Marburg treatment candidate shows success in post-exposure tests

An experimental drug candidate to treat infection from the potential bioagent Marburg virus recently demonstrated significant survival rates in animal trials.

The treatment, known as AVI-7288, was able to offer post-exposure prophylaxis when administered four days after the onset of Marburg virus infection, which causes severe, life-threatening hemorrhagic fever.

The U.S. Department of Defense's Joint Program Executive Office for Chemical and Biological Defense - Joint Project Manager Transformational Medical Technologies funded the drug's development and Sarepta Therapeutics, formerly AVIBioPharma, conducted the study with the help of the U.S. Army Advanced Research Institute of Infectious Diseases.

During the trial, four groups of non-human primates infected with Marburg virus received AVI-7288 daily, beginning immediately, one, two or four days after exposure. The results showed a high rate of survival, between 83 and 100 percent. None of placebo-treated control group survived infection.

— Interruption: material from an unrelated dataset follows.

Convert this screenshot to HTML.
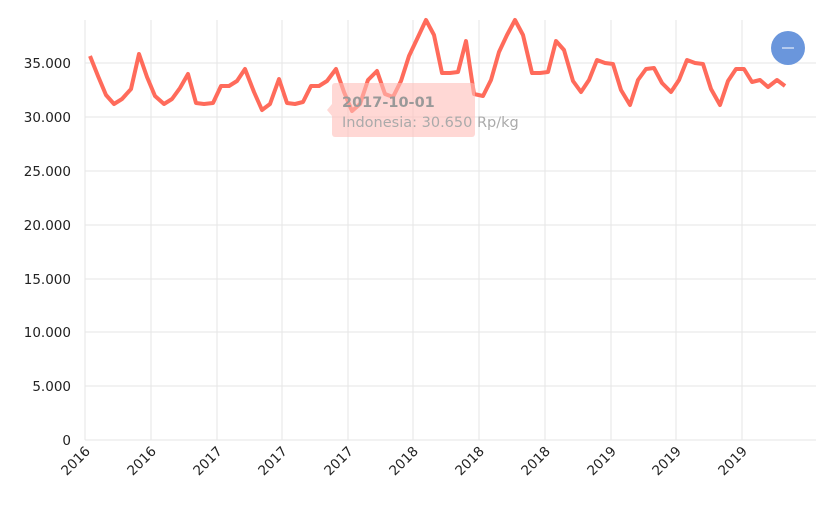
<!DOCTYPE html>
<html><head><style>body{margin:0;background:#fff;}svg{font-family:"DejaVu Sans","Liberation Sans",sans-serif;}</style></head>
<body>
<svg width="836" height="500" viewBox="0 0 836 500">
<g stroke="#e6e6e6" stroke-width="1">
<line x1="85" y1="440" x2="816" y2="440"/><line x1="85" y1="386" x2="816" y2="386"/><line x1="85" y1="332" x2="816" y2="332"/><line x1="85" y1="279" x2="816" y2="279"/><line x1="85" y1="225" x2="816" y2="225"/><line x1="85" y1="171" x2="816" y2="171"/><line x1="85" y1="117" x2="816" y2="117"/><line x1="85" y1="63" x2="816" y2="63"/>
<line x1="85" y1="20" x2="85" y2="440"/><line x1="151" y1="20" x2="151" y2="440"/><line x1="217" y1="20" x2="217" y2="440"/><line x1="282" y1="20" x2="282" y2="440"/><line x1="348" y1="20" x2="348" y2="440"/><line x1="413" y1="20" x2="413" y2="440"/><line x1="479" y1="20" x2="479" y2="440"/><line x1="545" y1="20" x2="545" y2="440"/><line x1="611" y1="20" x2="611" y2="440"/><line x1="676" y1="20" x2="676" y2="440"/><line x1="742" y1="20" x2="742" y2="440"/>
</g>
<g font-size="13.5" fill="#222" text-anchor="end">
<text x="71" y="445">0</text><text x="71" y="391">5.000</text><text x="71" y="337">10.000</text><text x="71" y="284">15.000</text><text x="71" y="230">20.000</text><text x="71" y="176">25.000</text><text x="71" y="122">30.000</text><text x="71" y="68">35.000</text>
</g>
<g font-size="13.5" fill="#222" text-anchor="end">
<text transform="translate(91,452) rotate(-45)">2016</text><text transform="translate(157,452) rotate(-45)">2016</text><text transform="translate(223,452) rotate(-45)">2017</text><text transform="translate(288,452) rotate(-45)">2017</text><text transform="translate(354,452) rotate(-45)">2017</text><text transform="translate(419,452) rotate(-45)">2018</text><text transform="translate(485,452) rotate(-45)">2018</text><text transform="translate(551,452) rotate(-45)">2018</text><text transform="translate(617,452) rotate(-45)">2019</text><text transform="translate(682,452) rotate(-45)">2019</text><text transform="translate(748,452) rotate(-45)">2019</text>
</g>
<polyline fill="none" stroke="#ff6b5b" stroke-width="4" stroke-linejoin="round" points="90,56 98,76 106,95 114,104 122,99 131,89 139,54 147,77 155,96 164,104 172,99 180,88 188,74 196,103 204,104 213,103 221,86 229,86 237,81 245,69 254,92 262,110 270,104 279,79 287,103 295,104 303,102 311,86 319,86 327,81 336,69 344,92 352,111 360,104 368,80 377,71 385,94 393,97 401,81 409,56 418,37 426,20 434,35 442,73 450,73 458,72 466,41 474,94 483,96 491,80 499,52 507,35 515,20 523,35 532,73 540,73 548,72 556,41 564,50 573,81 581,92 589,80 597,60 605,63 613,64 621,90 630,105 638,80 646,69 654,68 662,83 671,92 679,80 687,60 695,63 703,64 711,89 720,105 728,81 736,69 744,69 752,82 760,80 768,87 777,80 785,86"/>
<rect x="332" y="83" width="143" height="54" rx="3" fill="rgba(255,190,185,0.6)"/>
<polygon points="332,104 327,110 332,116" fill="rgba(255,190,185,0.6)"/>
<text x="342" y="107" font-size="14.5" font-weight="bold" fill="#999">2017-10-01</text>
<text x="342" y="127" font-size="14.5" fill="#aaa">Indonesia: 30.650 Rp/kg</text>
<circle cx="788" cy="48" r="17" fill="#6a96dc"/>
<line x1="782" y1="48" x2="794" y2="48" stroke="#fff" stroke-width="1"/>
</svg>
</body></html>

"Showing efficacy when used up to four days post infection is a very significant step in the development of the Marburg drug candidate," David Hough, the joint project manager for JPM-TMT, said. "Our goal is to protect the warfighter and the nation from naturally occurring or weaponized viruses and this new development means that we may soon be able to offer treatments for a lethal and fast-acting virus even days after the suspected exposure."

The ongoing study will continue to monitor the animals post-treatment for 40 days. The researchers intend to monitor additional indicators, including liver enzymes and renal markers.